SAN FRANCISCO (KCBS) –- San Francisco City Attorney Dennis Herrera filed a lawsuit Thursday seeking to stop the agency that certifies two-year colleges in the western U.S. from revoking the accreditation of City College of San Francisco.
In March, the Accrediting Commission for Community and Junior Colleges pulled the accreditation of City College of San Francisco, effective next year, if changes aren’t made in classes and governance.
Because unaccredited schools are ineligible for state and federal funding, the revocation would likely force the college of 85,000 students to close.
Herrera has asked the San Francisco Superior Court to block the commission’s action. His lawsuit alleges that politics, not performance, is behind the commission’s decision to sanction CCSF.

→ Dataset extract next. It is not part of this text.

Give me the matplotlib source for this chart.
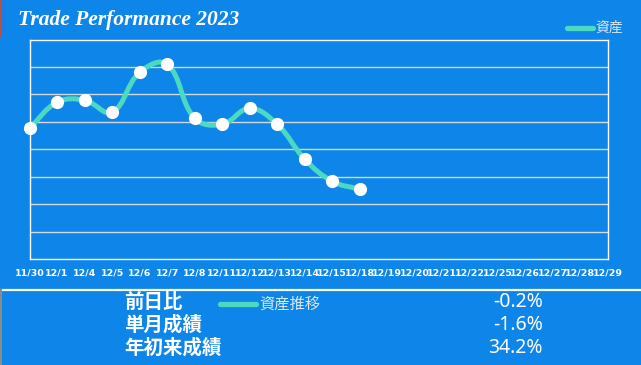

“The accreditation process involving City College has exposed bias, institutional flaws and illegalities in the oversight of the nation’s largest higher educational system,” he said.
Herrera’s suit argues the commission is punishing City College because of its open access model, offering many courses other than those that lead to a two-year degree. He said that in recent years, the commission had pressured the college to focus on a narrow group of students who were most likely to complete a degree.
But Herrera said that approach would potentially have left behind “non-traditional learners” such as English-language learners, seniors, and disabled and disadvantaged students.
The commission “used the accreditation process as a hammer on City College to squelch their political opposition,” Herrera said. “You can’t be an advocate and a judge at the same time.”
In the complaint, he also cited the ACCJC’s “multiple conflicts of interest, improper evaluation process and politically motivated decision-making” as “unfair and unlawful” business practices under California law.
In a separate legal action also filed Thursday, Herrera targeted the Board of Governors of the California Community Colleges, and said it improperly delegated its authority to the commission for setting standards and determining colleges’ eligibility for public funding.
Herrera said the board “ceded its duties to a private entity wholly beyond the reach of public accountability.”
“It potentially affects 72 community college districts, 112 community colleges and more than 2 million students in California,” he said.
CCSF remains accredited in the meantime, and is appealing the accrediting decision and working to address changes recommended by the commission, including to its governance structure and finances.
The commission’s executive director, Barbara Beno, and other commission officials did not immediately comment on Thursday’s legal action.